◆ Exercise task ◆
Every line with the word "this" in it should be extracted from the data that follows.

◆ Records provided ◆
----------
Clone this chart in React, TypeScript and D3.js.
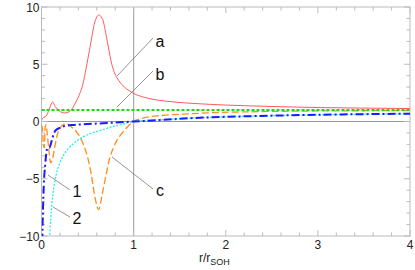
----------
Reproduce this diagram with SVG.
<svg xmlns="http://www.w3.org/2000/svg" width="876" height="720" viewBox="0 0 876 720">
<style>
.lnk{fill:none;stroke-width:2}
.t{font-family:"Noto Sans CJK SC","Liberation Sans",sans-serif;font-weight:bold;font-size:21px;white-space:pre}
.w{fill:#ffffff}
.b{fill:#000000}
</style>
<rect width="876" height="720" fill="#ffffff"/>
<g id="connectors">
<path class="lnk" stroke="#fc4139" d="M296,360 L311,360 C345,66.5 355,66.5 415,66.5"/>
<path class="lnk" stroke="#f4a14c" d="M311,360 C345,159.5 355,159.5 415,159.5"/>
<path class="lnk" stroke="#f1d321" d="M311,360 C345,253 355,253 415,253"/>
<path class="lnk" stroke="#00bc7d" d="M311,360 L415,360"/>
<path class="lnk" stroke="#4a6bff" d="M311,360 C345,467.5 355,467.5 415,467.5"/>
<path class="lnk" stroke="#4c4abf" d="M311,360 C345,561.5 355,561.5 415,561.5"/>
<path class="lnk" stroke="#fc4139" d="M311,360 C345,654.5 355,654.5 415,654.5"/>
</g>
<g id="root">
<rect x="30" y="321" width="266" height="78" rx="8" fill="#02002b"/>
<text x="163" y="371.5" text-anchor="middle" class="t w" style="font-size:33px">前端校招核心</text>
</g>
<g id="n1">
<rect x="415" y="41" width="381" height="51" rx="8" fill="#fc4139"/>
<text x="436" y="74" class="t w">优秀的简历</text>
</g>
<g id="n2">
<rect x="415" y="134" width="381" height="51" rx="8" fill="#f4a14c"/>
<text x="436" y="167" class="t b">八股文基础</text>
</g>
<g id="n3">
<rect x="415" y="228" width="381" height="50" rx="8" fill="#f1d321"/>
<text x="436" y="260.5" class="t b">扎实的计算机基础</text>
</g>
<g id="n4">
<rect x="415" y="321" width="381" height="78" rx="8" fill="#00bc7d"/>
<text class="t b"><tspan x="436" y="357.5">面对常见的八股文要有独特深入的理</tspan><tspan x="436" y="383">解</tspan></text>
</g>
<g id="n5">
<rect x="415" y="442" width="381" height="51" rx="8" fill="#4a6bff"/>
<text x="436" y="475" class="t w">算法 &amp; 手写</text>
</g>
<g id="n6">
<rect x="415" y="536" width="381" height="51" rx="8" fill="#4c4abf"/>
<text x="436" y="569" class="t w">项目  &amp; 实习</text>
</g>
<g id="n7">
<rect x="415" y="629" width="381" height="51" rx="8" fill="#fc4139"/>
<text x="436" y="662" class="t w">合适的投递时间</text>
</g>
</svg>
----------
◆ Written response ◆
Clone this chart in React, TypeScript and D3.js.
Reproduce this diagram with SVG.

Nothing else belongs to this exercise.